Última modificación: 2018-02-04
Resumen
La afirmación de Ernest Renan permite relacionar –con todas las diferencias– el fenómeno de la disolución de los imperios europeos con los procesos y resultados de las Revoluciones independentistas americanas de comienzos del siglo XIX que generaron la caída del sistema colonial y dieron paso a otra forma de estructuración territorial, administrativa, económica y política que, de acuerdo con Renan debemos denominar nación (Renan, 1882).

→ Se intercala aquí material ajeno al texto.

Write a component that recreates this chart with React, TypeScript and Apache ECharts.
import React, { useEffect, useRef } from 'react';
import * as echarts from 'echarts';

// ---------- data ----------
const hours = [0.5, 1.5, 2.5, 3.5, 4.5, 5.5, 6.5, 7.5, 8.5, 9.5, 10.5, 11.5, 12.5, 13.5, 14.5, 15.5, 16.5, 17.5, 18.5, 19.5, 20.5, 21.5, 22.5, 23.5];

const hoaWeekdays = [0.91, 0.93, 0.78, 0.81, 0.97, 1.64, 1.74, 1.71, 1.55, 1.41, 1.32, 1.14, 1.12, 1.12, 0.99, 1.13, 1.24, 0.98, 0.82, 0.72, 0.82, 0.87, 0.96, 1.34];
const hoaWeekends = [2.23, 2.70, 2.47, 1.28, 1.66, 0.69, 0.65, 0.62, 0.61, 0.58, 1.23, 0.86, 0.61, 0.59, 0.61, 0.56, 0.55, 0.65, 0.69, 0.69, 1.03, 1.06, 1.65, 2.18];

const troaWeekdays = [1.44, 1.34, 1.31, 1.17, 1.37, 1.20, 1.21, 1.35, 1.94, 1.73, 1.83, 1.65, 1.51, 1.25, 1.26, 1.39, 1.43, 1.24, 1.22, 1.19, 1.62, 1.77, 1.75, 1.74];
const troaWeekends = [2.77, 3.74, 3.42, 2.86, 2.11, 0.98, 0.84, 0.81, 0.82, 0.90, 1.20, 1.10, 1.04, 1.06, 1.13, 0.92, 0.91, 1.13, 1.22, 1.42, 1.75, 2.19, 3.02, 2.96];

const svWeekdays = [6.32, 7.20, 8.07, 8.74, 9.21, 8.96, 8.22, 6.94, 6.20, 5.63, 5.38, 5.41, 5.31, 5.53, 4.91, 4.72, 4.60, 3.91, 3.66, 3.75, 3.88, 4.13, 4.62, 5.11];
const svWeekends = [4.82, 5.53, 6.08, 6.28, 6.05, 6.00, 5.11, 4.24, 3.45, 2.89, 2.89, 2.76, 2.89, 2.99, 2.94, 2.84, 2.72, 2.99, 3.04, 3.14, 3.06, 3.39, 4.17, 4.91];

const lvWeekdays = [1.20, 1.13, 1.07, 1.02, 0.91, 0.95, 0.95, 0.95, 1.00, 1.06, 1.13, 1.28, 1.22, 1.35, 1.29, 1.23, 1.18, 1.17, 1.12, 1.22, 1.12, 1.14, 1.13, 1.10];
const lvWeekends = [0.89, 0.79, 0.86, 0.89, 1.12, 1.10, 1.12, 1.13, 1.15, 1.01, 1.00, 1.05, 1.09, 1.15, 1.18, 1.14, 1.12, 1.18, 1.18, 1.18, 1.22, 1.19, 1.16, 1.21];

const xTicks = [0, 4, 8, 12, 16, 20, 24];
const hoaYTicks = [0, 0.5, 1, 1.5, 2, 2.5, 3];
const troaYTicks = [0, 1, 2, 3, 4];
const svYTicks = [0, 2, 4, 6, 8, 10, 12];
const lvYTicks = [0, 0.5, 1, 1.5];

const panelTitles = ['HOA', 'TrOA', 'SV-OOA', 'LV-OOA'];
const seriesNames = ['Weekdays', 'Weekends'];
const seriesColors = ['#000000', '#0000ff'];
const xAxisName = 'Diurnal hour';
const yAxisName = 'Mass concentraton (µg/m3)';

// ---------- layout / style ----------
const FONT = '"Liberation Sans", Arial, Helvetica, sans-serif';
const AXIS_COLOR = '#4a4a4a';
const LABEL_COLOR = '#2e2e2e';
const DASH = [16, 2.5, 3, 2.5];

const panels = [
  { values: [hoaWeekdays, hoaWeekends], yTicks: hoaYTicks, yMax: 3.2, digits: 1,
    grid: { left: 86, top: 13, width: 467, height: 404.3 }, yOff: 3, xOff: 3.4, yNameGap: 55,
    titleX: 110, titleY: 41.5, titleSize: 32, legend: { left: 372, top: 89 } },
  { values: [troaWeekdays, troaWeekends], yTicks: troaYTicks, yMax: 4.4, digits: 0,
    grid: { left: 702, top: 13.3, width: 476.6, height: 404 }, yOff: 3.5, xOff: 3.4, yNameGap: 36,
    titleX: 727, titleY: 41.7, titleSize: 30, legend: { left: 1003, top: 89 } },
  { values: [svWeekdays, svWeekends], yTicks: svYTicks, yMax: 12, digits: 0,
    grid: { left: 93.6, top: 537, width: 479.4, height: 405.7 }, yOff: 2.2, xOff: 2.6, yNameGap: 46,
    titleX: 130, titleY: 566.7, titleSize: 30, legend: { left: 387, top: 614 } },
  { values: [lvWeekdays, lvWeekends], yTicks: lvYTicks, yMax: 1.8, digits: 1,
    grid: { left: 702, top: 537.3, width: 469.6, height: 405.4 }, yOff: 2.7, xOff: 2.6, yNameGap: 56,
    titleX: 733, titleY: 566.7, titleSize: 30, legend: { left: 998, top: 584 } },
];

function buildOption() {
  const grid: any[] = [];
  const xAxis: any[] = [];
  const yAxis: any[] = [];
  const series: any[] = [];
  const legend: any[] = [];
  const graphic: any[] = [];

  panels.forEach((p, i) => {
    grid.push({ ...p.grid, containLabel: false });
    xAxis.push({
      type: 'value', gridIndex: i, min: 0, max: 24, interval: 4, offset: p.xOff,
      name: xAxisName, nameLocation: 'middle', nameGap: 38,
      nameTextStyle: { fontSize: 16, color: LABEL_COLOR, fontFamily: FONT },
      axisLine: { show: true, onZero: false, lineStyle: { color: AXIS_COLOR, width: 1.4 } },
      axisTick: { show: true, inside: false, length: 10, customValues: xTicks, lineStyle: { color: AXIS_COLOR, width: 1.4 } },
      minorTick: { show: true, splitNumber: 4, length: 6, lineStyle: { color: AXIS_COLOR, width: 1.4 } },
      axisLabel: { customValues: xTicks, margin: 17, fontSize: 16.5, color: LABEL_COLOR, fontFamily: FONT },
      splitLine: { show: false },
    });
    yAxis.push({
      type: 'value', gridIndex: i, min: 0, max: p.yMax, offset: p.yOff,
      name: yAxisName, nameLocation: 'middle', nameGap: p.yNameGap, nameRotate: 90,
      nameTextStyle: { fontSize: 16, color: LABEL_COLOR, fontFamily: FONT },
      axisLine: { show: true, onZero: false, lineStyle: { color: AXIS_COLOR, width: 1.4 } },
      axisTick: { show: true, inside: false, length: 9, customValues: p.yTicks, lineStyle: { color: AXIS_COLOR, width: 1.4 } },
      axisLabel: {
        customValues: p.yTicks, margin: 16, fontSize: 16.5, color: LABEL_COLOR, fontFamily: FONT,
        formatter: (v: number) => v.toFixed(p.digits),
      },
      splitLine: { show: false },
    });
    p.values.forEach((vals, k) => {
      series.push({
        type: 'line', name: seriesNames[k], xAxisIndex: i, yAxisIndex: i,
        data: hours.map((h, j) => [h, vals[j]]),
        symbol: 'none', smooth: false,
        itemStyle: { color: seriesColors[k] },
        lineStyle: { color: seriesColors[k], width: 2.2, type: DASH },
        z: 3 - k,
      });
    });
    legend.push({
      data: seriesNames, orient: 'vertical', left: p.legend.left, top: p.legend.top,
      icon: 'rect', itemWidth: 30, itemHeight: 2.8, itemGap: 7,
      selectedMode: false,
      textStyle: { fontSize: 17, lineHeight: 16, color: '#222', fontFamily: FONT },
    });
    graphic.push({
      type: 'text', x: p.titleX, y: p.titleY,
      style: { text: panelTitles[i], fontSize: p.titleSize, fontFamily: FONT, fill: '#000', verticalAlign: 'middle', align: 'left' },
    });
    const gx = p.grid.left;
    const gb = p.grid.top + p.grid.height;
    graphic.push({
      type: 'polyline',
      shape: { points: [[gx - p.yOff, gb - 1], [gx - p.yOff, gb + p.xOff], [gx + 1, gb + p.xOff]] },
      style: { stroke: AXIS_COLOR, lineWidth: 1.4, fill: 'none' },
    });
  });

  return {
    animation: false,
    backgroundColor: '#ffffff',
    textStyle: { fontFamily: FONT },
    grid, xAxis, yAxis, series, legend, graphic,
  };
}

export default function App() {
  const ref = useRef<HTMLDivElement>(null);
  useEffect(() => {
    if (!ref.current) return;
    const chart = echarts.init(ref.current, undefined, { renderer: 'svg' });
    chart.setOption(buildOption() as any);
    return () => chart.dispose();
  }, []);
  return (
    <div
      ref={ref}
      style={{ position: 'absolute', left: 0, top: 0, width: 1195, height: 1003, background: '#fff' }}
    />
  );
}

Es innegable que las revoluciones se produjeron, que los virreyes fueron paulatinamente expulsados y que los gobiernos americanos se conformaron adoptando formas republicanas; sin embargo, es claro que, por un lado, los sistemas políticos y su aparato legislativo han sido copiados idealizadamente de los modelos europeos y, por otro, los países americanos aceptaron desde sus orígenes nuevas formas de colonialismo de poder,1 tan materiales como simbólicas que las clases dominantes se encargaron de mantener en razón de que eran acordes a sus intereses económicos y políticos.
Los centenarios de las repúblicas americanas conmemoraron –entre 1909 y 1924– representaciones acerca de la independencia, la libertad y la fraternidad claramente disonantes con las estructuras materiales existentes. En este período, en consonancia con los nuevos estudios europeos, cobra fuertemente circulación la idea de Nación como ““un alma, un principio espiritual”” de los pueblos, unidos por criterios objetivos como el territorio, la lengua, la religión, o ciertos hábitos y tradiciones específicas (Renan, 1882: 10).

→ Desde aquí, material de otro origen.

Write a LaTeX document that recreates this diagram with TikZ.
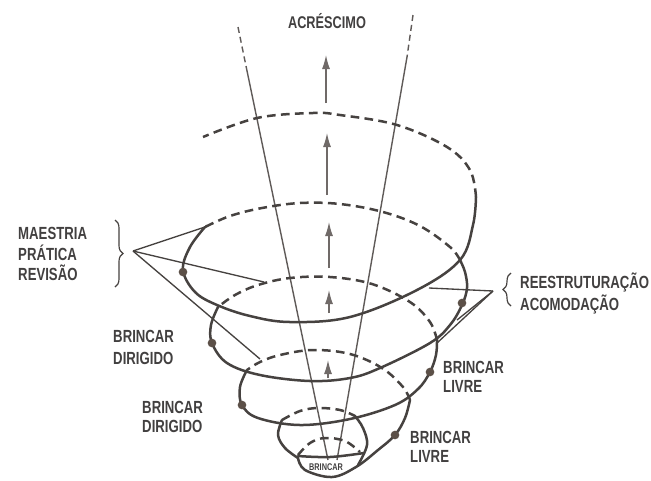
\documentclass[tikz,border=0pt]{standalone}
\usepackage{fontspec}
\usepackage{xcolor}
\usepackage{tikz}
\usetikzlibrary{decorations.pathreplacing, arrows.meta}
\newfontfamily\labelfont[FakeStretch=0.75]{Liberation Sans Bold}
\definecolor{spiralink}{RGB}{70, 66, 64}
\definecolor{coneink}{RGB}{95, 90, 88}
\definecolor{growink}{RGB}{112, 106, 104}
\definecolor{dotink}{RGB}{92, 80, 72}
\definecolor{textink}{RGB}{66, 64, 64}

\tikzset{
  nearside/.style={spiralink, line width=0.75mm, line cap=round, line join=round},
  farside/.style={spiralink, line width=0.75mm, dash pattern=on 2.6mm off 1.6mm},
  coneline/.style={coneink, line width=0.42mm},
  conetop/.style={coneink, line width=0.42mm, dash pattern=on 1.8mm off 1.2mm},
  pointer/.style={spiralink, line width=0.4mm},
  growth/.style={growink, line width=0.4mm, -{Latex[length=4.2mm, width=2.4mm]}},
  curly/.style={spiralink, line width=0.35mm, decorate, decoration={brace, amplitude=2.4mm}},
  stage/.style={text=textink, inner sep=0pt, anchor=base west, font=\labelfont\fontsize{15}{18}\selectfont},
}

\begin{document}
\begin{tikzpicture}[x=0.3mm, y=-0.3mm]
	\fill[white] (0,0) rectangle (651,480);

	% cone lines
	\draw[conetop] (238,27) -- (246,66);
	\draw[coneline] (246,66) -- (328,460);
	\draw[conetop] (413,15) -- (407,57);
	\draw[coneline] (407,57) -- (337,460);

	% growth arrows
	\foreach \ax/\ya/\yb in {326/103/55, 327/195/133, 329/268/222, 329/313/290, 328/378/360}
		\draw[growth] (\ax,\ya) -- (\ax,\yb);

	% innermost turn
	\draw[farside] plot[smooth, tension=0.6] coordinates {(298,455) (310,443) (325,438) (345,441) (360,452)};
	\draw[nearside] plot[smooth, tension=0.6] coordinates {(298,456) (330,457) (364,453)};
	% small turn
	\draw[farside] plot[smooth, tension=0.6] coordinates {(282,420) (300,411) (318,408) (340,410) (355,416)};
	\draw[nearside] plot[smooth, tension=0.6] coordinates {(282,420) (278,435) (285,448) (298,458)};
	\draw[nearside] plot[smooth, tension=0.6] coordinates {(355,416) (363,428) (367,445) (358,465)};
	% turn 2
	\draw[nearside] plot[smooth, tension=0.6] coordinates {(298,458) (305,470) (332,477) (356,467) (378,450) (395,435) (405,418) (410,400)};
	\draw[farside] plot[smooth, tension=0.6] coordinates {(410,400) (403,387) (382,368) (350,354) (313,350) (280,355) (260,362) (247,370)};
	% turn 3
	\draw[nearside] plot[smooth, tension=0.6] coordinates {(247,370) (240,387) (242,405) (258,418) (300,425) (350,419) (395,405) (418,389) (430,372) (436,355) (437,340)};
	\draw[farside] plot[smooth, tension=0.6] coordinates {(437,340) (430,322) (410,302) (372,284) (330,277) (290,278) (258,285) (235,295) (218,307)};
	% turn 4
	\draw[nearside] plot[smooth, tension=0.6] coordinates {(218,307) (211,325) (212,343) (227,363) (260,375) (310,381) (350,378) (380,368) (430,343) (450,325) (462,305) (467,288) (465,272) (460,260)};
	\draw[farside] plot[smooth, tension=0.6] coordinates {(460,260) (450,247) (420,226) (383,212) (340,204) (300,203) (262,208) (230,216) (205,227)};
	% turn 5
	\draw[nearside] plot[smooth, tension=0.6] coordinates {(205,227) (190,247) (183,270) (195,292) (217,305) (250,316) (290,322) (350,317) (417,290) (460,260) (473,225) (476,197)};
	\draw[farside] plot[smooth, tension=0.6] coordinates {(476,197) (470,170) (447,147) (397,125) (340,115) (313,113) (257,118) (203,137)};

	% stage dots
	\foreach \dx/\dy in {183/272, 212/343, 242/405, 462/303, 430/372, 395/435}
		\fill[dotink] (\dx,\dy) circle (1.3mm);

	% braces and pointers
	\draw[curly] (115,220) -- (115,287);
	\draw[curly] (511,306) -- (511,273);
	\coordinate (tipL) at (133,251);
	\coordinate (mastA) at (208,226);
	\coordinate (mastB) at (264,282);
	\coordinate (mastC) at (260,359);
	\draw[pointer] (tipL) -- (mastA);
	\draw[pointer] (tipL) -- (mastB);
	\draw[pointer] (tipL) -- (mastC);
	\coordinate (tipR) at (493,291);
	\coordinate (accA) at (429,288);
	\coordinate (accB) at (437,343);
	\coordinate (accC) at (457,320);
	\draw[pointer] (tipR) -- (accA);
	\draw[pointer] (tipR) -- (accB);
	\draw[pointer] (tipR) -- (accC);

	% labels
	\node[stage, anchor=base, font=\labelfont\fontsize{14.5}{17}\selectfont] (acresc) at (327,28) {ACRÉSCIMO};
	\node[stage] (mastery) at (18,239) {MAESTRIA};
	\node[stage] (practice) at (18,260) {PRÁTICA};
	\node[stage] (review) at (18,280) {REVISÃO};
	\node[stage] (restruct) at (520,288) {REESTRUTURAÇÃO};
	\node[stage] (accomm) at (520,310) {ACOMODAÇÃO};
	\node[stage] (guidedA) at (113,342) {BRINCAR};
	\node[stage] (guidedAb) at (113,364) {DIRIGIDO};
	\node[stage] (guidedB) at (142,413) {BRINCAR};
	\node[stage] (guidedBb) at (142,432) {DIRIGIDO};
	\node[stage] (freeA) at (443,373) {BRINCAR};
	\node[stage] (freeAb) at (443,392) {LIVRE};
	\node[stage] (freeB) at (410,443) {BRINCAR};
	\node[stage] (freeBb) at (410,462) {LIVRE};
	\node[stage, anchor=base, font=\labelfont\fontsize{8.3}{10}\selectfont] (play) at (326,470) {BRINCAR};
\end{tikzpicture}
\end{document}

Lo importante de esta creación simbólica de la nacionalidad es que orienta la voluntad, la energía hacia un futuro comunitariamente deseado. De esta manera, primero es necesario realizar una estrategia de resignificación de la historia, afirma Renan: “tener glorias comunes en el pasado, una voluntad común en el presente: haber hecho grandes cosas juntos, querer seguir haciéndolas aún, he aquí las condiciones esenciales para ser un pueblo”(1882: 10).
Consecuentemente, la nacionalidad se fundamenta en una construcción del pasado que borra la violencia y representa un ahora fruto de un antes glorioso (Anderson, 1991; Gellner, 1988). Esta operación es aún más compleja cuando las condiciones materiales de la población son radicalmente distintas de las que los discursos hegemónicos pretenden instaurar (Quijano: 2000). Cuando esto sucede, no es posible que un pueblo se piense como nación, sino que, al contrario las diferencias las diferentes clases luchan por el derecho a la palabra y su propia resignificación del pasado y presente.